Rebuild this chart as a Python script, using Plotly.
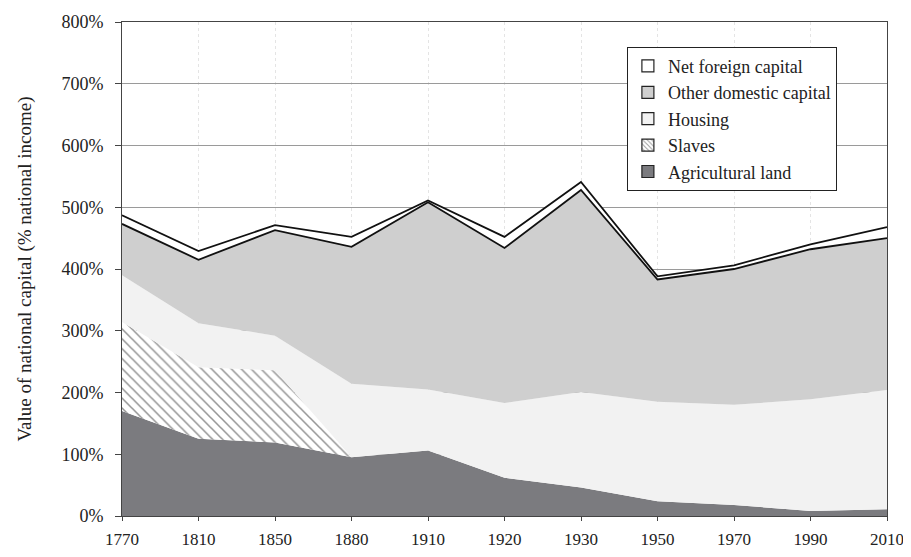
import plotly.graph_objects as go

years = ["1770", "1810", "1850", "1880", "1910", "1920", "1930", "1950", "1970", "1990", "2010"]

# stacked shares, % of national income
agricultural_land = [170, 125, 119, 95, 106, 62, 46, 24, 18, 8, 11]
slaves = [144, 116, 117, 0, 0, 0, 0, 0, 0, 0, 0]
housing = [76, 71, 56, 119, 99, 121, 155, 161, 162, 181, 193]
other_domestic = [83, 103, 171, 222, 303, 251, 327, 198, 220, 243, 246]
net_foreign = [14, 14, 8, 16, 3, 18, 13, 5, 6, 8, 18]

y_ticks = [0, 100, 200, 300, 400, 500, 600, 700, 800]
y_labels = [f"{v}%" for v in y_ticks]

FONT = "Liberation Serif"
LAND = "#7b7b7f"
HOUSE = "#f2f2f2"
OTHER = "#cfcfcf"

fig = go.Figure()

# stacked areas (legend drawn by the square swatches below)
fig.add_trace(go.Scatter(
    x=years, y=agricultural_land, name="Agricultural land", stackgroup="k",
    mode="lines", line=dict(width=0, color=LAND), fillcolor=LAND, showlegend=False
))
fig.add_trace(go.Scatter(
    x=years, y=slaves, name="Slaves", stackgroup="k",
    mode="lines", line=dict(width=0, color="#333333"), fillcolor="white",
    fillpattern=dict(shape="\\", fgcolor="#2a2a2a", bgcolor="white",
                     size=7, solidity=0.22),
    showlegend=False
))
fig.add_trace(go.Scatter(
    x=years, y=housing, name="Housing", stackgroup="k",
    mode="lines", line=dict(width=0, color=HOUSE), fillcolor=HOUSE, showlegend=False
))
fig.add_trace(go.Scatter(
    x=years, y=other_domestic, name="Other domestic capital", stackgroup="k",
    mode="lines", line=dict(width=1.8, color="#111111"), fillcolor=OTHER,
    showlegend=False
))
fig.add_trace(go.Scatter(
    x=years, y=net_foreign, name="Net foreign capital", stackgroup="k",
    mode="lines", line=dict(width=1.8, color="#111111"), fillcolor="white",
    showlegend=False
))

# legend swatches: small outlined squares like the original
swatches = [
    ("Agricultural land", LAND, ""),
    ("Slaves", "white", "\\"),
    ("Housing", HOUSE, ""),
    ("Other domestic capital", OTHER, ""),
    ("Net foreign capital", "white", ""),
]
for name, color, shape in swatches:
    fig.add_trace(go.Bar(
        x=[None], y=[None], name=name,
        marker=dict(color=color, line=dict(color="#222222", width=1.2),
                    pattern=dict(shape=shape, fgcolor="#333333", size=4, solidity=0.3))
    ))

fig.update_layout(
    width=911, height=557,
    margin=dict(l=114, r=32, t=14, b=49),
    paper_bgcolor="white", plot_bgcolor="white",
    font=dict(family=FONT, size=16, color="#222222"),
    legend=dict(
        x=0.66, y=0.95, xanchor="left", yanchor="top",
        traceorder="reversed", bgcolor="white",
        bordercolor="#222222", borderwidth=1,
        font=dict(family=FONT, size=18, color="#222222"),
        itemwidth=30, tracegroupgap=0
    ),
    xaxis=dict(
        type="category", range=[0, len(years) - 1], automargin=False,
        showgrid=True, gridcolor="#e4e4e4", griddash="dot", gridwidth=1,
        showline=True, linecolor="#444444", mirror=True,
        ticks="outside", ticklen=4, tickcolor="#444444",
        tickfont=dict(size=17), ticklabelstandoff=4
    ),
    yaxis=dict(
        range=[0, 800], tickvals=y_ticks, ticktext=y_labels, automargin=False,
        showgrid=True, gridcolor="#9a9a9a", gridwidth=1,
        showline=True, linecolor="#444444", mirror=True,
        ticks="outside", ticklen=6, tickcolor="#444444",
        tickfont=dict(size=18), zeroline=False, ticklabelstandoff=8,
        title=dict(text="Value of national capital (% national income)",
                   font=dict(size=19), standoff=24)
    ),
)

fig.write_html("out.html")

### Description of the task:
Return exactly what appears from the opening line of the material through the line with "fig = go.Figure()", apart from the pictures.

### Answer to this exercise:
Rebuild this chart as a Python script, using Plotly.
import plotly.graph_objects as go

years = ["1770", "1810", "1850", "1880", "1910", "1920", "1930", "1950", "1970", "1990", "2010"]

# stacked shares, % of national income
agricultural_land = [170, 125, 119, 95, 106, 62, 46, 24, 18, 8, 11]
slaves = [144, 116, 117, 0, 0, 0, 0, 0, 0, 0, 0]
housing = [76, 71, 56, 119, 99, 121, 155, 161, 162, 181, 193]
other_domestic = [83, 103, 171, 222, 303, 251, 327, 198, 220, 243, 246]
net_foreign = [14, 14, 8, 16, 3, 18, 13, 5, 6, 8, 18]

y_ticks = [0, 100, 200, 300, 400, 500, 600, 700, 800]
y_labels = [f"{v}%" for v in y_ticks]

FONT = "Liberation Serif"
LAND = "#7b7b7f"
HOUSE = "#f2f2f2"
OTHER = "#cfcfcf"

fig = go.Figure()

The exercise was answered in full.